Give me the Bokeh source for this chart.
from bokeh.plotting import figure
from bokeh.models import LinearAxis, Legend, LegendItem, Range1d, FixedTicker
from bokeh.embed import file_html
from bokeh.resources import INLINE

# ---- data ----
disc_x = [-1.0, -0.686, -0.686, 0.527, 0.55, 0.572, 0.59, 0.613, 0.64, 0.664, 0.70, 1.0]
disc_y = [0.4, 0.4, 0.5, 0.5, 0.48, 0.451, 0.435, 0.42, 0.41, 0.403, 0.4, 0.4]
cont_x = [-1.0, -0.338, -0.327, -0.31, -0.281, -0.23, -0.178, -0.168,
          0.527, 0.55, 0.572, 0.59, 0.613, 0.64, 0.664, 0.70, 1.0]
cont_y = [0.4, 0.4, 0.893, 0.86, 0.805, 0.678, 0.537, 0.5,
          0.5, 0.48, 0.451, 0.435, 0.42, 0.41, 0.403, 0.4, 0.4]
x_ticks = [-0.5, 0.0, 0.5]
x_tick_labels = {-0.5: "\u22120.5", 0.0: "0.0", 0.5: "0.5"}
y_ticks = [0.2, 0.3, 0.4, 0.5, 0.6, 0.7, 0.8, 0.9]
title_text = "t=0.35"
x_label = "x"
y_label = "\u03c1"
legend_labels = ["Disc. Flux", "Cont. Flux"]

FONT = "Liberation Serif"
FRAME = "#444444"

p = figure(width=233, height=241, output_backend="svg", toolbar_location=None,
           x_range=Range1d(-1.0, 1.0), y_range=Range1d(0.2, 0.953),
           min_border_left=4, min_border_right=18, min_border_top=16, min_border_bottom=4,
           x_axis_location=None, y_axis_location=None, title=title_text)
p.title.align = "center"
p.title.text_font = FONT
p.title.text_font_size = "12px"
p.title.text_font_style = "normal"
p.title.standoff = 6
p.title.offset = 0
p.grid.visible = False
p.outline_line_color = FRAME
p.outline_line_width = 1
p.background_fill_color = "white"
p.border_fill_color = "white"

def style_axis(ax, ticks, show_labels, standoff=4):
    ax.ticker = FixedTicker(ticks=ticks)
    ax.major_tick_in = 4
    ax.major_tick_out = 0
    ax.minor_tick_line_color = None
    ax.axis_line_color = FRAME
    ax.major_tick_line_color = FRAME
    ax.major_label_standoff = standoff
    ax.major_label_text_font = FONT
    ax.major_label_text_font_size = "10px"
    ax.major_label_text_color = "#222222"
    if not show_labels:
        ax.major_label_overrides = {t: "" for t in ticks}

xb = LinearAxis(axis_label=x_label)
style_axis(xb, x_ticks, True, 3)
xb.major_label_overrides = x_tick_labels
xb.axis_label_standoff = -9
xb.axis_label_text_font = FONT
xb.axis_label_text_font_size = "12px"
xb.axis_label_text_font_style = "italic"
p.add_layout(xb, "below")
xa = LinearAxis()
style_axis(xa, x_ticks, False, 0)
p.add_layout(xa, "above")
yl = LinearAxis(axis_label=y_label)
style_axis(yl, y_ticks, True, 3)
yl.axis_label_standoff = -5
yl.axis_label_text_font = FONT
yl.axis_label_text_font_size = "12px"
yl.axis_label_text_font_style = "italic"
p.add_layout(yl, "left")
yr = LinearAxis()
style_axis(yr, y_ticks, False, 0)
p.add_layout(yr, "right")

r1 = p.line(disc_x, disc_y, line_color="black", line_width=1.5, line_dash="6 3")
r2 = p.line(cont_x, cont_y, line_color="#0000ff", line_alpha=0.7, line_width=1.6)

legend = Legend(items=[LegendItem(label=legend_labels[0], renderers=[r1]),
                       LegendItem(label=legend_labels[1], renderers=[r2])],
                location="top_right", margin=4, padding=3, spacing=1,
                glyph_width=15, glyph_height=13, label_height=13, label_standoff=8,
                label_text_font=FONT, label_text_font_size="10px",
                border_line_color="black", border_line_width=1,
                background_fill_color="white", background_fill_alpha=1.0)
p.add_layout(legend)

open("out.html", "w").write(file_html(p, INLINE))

◇ ◇ ◇ ◇ ◇ ◇ ◇

- AIM -
From the opening line of the data above, please print each line as written up to and including the line that contains "from bokeh.resources import INLINE", and nothing more.

- ANSWER BELOW -
Give me the Bokeh source for this chart.
from bokeh.plotting import figure
from bokeh.models import LinearAxis, Legend, LegendItem, Range1d, FixedTicker
from bokeh.embed import file_html
from bokeh.resources import INLINE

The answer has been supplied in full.